▶ **Work to complete**:
Write out every line exactly, from the start of the records below to the line with "const path = y1Iter.map((v, k)", and stop there. Don't write out the pictures.
----- Extracted entries -----
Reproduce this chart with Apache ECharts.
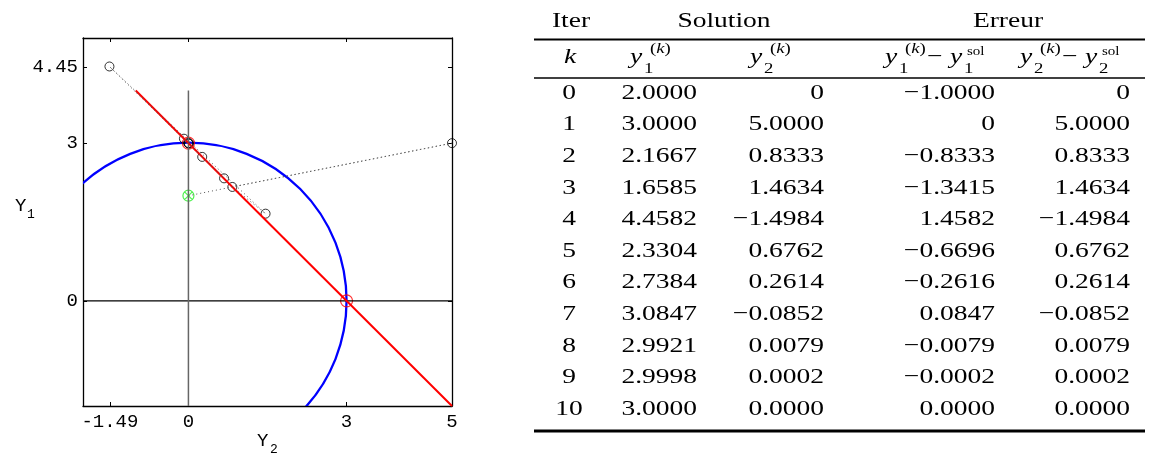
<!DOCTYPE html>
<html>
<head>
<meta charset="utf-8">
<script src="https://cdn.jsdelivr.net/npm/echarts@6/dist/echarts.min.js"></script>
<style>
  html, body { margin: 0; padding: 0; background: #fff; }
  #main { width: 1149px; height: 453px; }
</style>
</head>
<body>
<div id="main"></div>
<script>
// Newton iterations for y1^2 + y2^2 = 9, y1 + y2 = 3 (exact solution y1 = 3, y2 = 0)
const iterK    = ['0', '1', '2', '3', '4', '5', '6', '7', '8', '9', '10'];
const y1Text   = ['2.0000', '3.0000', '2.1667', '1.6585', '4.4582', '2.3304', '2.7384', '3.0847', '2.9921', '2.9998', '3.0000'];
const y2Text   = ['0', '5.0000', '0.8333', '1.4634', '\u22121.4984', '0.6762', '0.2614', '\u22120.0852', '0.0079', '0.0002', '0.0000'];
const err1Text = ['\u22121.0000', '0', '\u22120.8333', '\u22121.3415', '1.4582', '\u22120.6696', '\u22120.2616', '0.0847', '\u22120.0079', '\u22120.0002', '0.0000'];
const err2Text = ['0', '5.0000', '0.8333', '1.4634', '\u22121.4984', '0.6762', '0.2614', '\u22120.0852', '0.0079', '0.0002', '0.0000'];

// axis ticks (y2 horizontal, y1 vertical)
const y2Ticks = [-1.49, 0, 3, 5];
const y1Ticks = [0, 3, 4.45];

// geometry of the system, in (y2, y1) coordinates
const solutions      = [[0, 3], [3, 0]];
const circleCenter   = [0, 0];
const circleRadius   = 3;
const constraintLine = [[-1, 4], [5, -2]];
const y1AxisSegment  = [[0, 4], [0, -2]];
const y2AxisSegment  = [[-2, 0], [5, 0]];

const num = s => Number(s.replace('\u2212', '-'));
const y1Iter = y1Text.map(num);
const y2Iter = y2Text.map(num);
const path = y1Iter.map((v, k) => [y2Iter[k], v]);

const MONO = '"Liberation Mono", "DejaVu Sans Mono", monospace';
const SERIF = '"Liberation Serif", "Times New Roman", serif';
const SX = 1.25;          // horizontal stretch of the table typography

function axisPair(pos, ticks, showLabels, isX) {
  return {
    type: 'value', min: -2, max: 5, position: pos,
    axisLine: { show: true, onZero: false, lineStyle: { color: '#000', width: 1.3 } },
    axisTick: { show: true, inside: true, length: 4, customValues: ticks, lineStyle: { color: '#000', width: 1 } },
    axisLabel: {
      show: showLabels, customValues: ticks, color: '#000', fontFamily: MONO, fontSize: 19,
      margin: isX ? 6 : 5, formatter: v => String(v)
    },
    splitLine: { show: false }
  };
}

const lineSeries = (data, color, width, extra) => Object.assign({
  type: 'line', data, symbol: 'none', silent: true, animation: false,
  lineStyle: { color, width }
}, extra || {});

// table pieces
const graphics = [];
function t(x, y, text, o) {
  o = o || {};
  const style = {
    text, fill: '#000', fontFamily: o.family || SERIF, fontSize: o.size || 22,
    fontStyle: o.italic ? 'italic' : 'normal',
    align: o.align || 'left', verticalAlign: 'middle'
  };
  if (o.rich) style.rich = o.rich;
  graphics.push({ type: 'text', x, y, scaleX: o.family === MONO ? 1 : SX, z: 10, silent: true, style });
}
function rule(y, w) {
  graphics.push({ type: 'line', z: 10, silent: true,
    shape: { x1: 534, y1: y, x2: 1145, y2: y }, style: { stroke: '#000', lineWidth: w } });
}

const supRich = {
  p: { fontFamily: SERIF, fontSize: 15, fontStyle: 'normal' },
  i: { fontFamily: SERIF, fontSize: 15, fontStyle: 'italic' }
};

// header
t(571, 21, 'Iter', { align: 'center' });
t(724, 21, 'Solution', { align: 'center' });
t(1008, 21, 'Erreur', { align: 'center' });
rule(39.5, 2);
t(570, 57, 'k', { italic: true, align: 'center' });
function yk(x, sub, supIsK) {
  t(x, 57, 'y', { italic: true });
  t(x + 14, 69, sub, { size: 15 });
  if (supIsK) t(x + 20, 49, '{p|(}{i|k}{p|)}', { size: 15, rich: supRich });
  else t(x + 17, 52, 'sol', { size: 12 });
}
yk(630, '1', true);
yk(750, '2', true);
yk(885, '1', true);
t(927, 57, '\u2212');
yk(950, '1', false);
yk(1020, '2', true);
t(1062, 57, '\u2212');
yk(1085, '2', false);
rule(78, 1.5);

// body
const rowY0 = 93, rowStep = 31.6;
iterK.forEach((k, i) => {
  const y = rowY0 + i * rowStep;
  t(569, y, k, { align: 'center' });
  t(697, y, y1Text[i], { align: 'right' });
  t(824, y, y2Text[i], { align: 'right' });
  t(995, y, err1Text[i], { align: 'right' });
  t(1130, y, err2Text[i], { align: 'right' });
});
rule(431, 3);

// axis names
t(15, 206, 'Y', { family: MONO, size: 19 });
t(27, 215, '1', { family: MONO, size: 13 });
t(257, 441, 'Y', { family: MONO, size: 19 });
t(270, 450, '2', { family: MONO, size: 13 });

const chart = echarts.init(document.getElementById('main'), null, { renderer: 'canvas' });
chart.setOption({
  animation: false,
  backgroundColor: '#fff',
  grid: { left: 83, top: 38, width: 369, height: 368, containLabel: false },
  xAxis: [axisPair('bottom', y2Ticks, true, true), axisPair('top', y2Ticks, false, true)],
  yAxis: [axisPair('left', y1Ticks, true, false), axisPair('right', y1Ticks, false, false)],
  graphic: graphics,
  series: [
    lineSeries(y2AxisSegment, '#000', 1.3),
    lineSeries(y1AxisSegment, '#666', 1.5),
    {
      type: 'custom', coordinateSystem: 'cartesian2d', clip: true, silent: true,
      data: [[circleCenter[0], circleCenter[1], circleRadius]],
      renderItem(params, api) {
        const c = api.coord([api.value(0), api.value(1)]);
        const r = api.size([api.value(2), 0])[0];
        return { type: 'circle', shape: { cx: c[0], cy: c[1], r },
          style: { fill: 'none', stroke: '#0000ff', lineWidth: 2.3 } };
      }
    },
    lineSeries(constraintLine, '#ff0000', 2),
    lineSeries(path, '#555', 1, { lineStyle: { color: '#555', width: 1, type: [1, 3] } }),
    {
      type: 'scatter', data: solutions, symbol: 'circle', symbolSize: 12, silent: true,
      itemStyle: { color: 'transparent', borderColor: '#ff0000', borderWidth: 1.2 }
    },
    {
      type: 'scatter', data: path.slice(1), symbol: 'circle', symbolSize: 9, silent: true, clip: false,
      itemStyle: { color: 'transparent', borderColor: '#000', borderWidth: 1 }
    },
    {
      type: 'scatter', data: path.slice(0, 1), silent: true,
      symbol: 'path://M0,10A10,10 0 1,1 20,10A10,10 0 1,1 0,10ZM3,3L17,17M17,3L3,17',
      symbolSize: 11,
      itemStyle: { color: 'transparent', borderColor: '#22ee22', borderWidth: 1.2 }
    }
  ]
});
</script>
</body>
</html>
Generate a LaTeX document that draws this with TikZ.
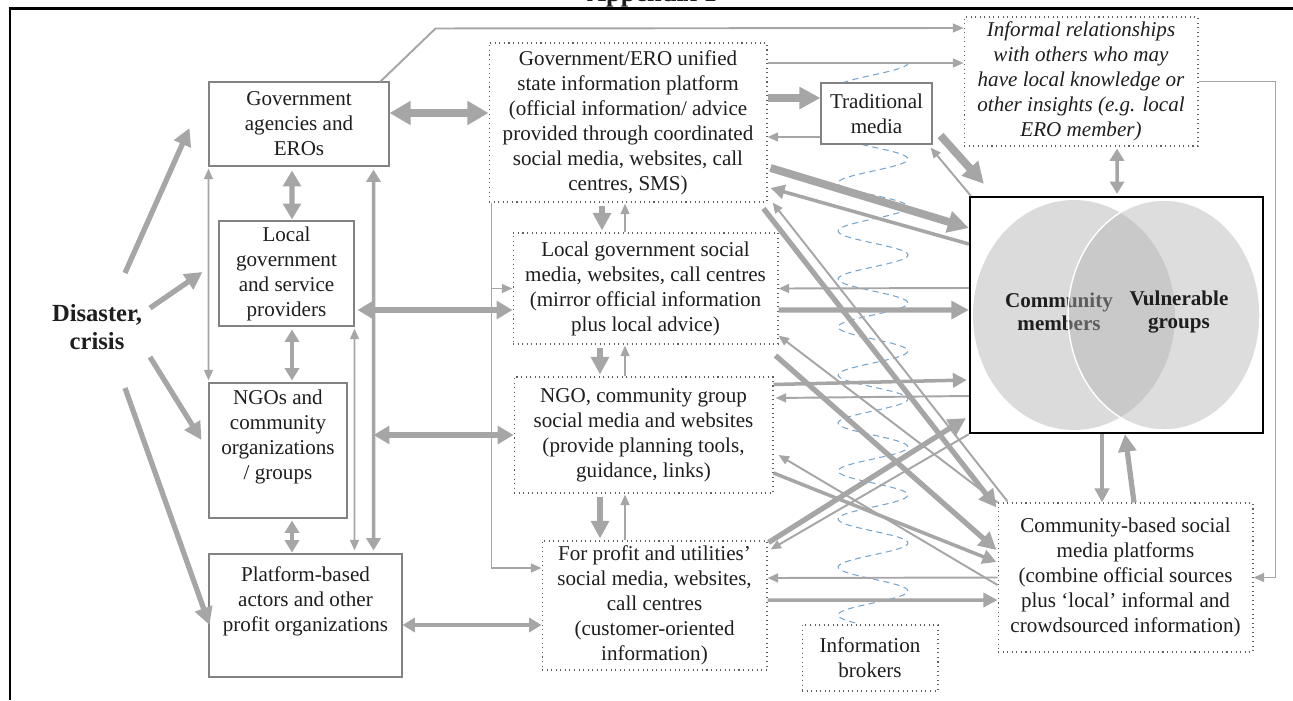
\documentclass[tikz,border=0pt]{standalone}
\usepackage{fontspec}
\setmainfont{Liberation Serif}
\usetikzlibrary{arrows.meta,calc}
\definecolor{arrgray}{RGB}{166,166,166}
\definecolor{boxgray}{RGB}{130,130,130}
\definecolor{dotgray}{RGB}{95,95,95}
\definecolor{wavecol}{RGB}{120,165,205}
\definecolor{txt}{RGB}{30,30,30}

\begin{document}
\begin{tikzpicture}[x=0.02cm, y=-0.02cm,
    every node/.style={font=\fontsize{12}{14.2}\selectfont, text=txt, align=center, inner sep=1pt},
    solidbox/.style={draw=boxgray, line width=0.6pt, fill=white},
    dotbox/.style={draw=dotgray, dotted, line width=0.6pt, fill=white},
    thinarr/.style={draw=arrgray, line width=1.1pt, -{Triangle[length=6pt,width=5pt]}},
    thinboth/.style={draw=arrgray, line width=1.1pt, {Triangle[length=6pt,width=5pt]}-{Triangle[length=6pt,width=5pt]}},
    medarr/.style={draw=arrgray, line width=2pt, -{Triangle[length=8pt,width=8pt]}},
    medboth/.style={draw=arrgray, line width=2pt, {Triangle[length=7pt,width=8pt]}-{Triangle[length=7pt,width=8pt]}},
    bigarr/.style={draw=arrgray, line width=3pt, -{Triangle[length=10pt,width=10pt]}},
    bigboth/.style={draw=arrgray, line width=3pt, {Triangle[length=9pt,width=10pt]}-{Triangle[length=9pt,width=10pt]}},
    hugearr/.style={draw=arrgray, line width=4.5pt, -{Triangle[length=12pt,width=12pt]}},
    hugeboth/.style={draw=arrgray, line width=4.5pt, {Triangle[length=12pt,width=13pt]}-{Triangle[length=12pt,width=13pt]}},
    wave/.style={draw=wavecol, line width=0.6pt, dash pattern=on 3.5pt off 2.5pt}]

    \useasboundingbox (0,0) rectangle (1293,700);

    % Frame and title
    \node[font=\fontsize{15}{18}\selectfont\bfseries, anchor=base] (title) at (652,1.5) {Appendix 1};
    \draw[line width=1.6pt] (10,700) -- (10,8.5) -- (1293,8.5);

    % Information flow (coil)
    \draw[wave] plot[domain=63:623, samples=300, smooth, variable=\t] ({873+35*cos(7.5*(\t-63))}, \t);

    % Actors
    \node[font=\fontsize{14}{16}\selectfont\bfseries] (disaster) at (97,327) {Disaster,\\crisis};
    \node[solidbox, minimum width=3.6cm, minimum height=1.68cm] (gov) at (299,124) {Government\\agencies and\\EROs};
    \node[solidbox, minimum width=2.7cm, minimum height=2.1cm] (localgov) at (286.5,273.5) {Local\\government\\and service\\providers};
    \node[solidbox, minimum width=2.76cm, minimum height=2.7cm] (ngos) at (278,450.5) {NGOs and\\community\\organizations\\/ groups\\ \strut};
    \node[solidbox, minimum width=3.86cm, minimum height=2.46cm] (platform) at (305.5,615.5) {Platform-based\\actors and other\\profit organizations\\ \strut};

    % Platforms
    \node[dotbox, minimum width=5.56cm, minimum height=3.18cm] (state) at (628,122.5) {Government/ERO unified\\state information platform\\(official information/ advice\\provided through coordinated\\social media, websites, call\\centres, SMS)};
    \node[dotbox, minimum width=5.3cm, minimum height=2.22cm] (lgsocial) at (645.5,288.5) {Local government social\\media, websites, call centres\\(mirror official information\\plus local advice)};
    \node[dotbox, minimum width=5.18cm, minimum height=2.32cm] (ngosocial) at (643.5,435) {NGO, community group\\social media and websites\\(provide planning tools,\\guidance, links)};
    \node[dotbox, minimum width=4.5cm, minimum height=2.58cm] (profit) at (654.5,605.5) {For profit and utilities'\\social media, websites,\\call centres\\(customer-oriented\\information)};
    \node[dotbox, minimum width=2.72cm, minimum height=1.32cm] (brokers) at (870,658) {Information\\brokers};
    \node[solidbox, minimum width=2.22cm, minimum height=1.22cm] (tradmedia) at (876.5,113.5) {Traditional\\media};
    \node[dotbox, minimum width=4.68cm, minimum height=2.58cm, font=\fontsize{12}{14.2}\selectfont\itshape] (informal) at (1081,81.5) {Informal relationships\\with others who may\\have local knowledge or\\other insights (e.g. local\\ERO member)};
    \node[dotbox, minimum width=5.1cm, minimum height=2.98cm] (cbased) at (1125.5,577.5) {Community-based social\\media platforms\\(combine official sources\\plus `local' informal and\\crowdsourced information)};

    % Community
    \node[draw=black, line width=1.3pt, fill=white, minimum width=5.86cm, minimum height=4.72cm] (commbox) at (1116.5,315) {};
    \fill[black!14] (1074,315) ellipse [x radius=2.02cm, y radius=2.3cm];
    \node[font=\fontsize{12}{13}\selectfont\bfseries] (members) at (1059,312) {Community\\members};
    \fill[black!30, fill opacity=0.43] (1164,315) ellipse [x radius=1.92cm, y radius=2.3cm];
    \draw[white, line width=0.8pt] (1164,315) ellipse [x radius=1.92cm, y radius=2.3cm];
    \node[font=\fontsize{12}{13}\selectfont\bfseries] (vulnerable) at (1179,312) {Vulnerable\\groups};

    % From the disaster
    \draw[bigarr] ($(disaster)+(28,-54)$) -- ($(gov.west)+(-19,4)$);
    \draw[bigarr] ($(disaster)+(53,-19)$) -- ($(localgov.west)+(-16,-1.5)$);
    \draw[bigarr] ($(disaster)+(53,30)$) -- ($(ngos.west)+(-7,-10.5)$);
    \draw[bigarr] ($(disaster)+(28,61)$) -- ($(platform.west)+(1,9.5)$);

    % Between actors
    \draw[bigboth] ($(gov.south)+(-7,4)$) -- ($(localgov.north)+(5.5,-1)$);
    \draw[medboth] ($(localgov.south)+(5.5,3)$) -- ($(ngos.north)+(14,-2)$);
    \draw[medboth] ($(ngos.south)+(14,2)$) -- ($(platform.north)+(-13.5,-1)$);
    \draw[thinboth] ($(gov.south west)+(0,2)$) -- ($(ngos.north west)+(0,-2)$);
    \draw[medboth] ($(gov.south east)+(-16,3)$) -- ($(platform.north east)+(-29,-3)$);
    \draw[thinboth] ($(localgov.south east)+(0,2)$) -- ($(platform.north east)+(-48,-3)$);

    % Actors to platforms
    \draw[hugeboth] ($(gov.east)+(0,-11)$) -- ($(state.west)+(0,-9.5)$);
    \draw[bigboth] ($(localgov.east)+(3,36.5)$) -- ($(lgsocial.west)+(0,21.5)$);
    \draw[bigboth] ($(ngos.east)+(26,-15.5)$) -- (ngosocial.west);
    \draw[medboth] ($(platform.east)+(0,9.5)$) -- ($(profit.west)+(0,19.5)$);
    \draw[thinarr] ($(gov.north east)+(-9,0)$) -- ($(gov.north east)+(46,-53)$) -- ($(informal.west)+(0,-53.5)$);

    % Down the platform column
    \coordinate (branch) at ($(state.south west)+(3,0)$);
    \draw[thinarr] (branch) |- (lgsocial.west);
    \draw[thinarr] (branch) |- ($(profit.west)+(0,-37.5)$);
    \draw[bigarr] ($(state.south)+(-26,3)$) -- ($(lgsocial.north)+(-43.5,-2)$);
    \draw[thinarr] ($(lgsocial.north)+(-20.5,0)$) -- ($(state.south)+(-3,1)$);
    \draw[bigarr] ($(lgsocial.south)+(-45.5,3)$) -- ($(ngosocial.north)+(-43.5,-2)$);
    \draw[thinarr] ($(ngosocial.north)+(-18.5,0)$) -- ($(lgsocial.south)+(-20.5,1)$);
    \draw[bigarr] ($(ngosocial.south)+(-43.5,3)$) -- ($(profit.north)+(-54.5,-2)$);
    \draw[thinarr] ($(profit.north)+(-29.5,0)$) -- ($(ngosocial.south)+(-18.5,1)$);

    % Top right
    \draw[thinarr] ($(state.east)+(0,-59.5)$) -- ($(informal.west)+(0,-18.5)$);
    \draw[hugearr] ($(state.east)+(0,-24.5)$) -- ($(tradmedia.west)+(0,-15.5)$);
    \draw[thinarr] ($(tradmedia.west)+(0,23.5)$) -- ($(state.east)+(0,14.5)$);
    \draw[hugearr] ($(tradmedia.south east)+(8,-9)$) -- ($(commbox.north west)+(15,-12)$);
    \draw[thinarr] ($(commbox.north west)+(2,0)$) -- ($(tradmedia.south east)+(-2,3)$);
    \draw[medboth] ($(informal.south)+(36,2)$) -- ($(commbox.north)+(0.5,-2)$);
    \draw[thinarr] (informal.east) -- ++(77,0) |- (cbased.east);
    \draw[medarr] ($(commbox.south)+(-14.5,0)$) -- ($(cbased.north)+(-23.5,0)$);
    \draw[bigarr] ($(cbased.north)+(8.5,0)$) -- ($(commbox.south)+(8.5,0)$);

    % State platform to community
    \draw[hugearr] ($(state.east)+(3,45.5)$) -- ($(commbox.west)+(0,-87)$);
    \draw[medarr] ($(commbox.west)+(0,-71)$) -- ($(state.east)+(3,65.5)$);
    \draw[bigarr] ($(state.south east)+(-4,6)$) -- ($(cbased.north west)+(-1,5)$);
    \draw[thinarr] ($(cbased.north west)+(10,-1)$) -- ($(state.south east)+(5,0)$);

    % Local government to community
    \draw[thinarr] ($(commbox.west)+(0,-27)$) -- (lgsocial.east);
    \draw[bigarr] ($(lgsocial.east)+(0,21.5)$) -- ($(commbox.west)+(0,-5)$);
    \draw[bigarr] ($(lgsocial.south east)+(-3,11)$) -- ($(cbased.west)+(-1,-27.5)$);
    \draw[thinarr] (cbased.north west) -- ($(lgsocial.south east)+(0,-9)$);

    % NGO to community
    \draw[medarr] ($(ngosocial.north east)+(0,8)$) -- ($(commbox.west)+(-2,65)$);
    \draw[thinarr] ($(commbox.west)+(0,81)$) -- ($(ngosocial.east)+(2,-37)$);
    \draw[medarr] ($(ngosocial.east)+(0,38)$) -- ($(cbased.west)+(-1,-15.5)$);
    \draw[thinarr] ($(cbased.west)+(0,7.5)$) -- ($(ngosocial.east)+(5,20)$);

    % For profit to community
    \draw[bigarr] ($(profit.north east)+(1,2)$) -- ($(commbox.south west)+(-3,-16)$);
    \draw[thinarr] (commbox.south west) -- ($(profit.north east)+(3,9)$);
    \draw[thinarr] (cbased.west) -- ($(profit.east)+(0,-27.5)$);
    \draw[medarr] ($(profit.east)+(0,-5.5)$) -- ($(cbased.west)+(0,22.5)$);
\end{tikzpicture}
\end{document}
-----
▶ **Solution for this exercise**:
Reproduce this chart with Apache ECharts.
<!DOCTYPE html>
<html>
<head>
<meta charset="utf-8">
<script src="https://cdn.jsdelivr.net/npm/echarts@6/dist/echarts.min.js"></script>
<style>
  html, body { margin: 0; padding: 0; background: #fff; }
  #main { width: 1149px; height: 453px; }
</style>
</head>
<body>
<div id="main"></div>
<script>
// Newton iterations for y1^2 + y2^2 = 9, y1 + y2 = 3 (exact solution y1 = 3, y2 = 0)
const iterK    = ['0', '1', '2', '3', '4', '5', '6', '7', '8', '9', '10'];
const y1Text   = ['2.0000', '3.0000', '2.1667', '1.6585', '4.4582', '2.3304', '2.7384', '3.0847', '2.9921', '2.9998', '3.0000'];
const y2Text   = ['0', '5.0000', '0.8333', '1.4634', '\u22121.4984', '0.6762', '0.2614', '\u22120.0852', '0.0079', '0.0002', '0.0000'];
const err1Text = ['\u22121.0000', '0', '\u22120.8333', '\u22121.3415', '1.4582', '\u22120.6696', '\u22120.2616', '0.0847', '\u22120.0079', '\u22120.0002', '0.0000'];
const err2Text = ['0', '5.0000', '0.8333', '1.4634', '\u22121.4984', '0.6762', '0.2614', '\u22120.0852', '0.0079', '0.0002', '0.0000'];

// axis ticks (y2 horizontal, y1 vertical)
const y2Ticks = [-1.49, 0, 3, 5];
const y1Ticks = [0, 3, 4.45];

// geometry of the system, in (y2, y1) coordinates
const solutions      = [[0, 3], [3, 0]];
const circleCenter   = [0, 0];
const circleRadius   = 3;
const constraintLine = [[-1, 4], [5, -2]];
const y1AxisSegment  = [[0, 4], [0, -2]];
const y2AxisSegment  = [[-2, 0], [5, 0]];

const num = s => Number(s.replace('\u2212', '-'));
const y1Iter = y1Text.map(num);
const y2Iter = y2Text.map(num);
const path = y1Iter.map((v, k) => [y2Iter[k], v]);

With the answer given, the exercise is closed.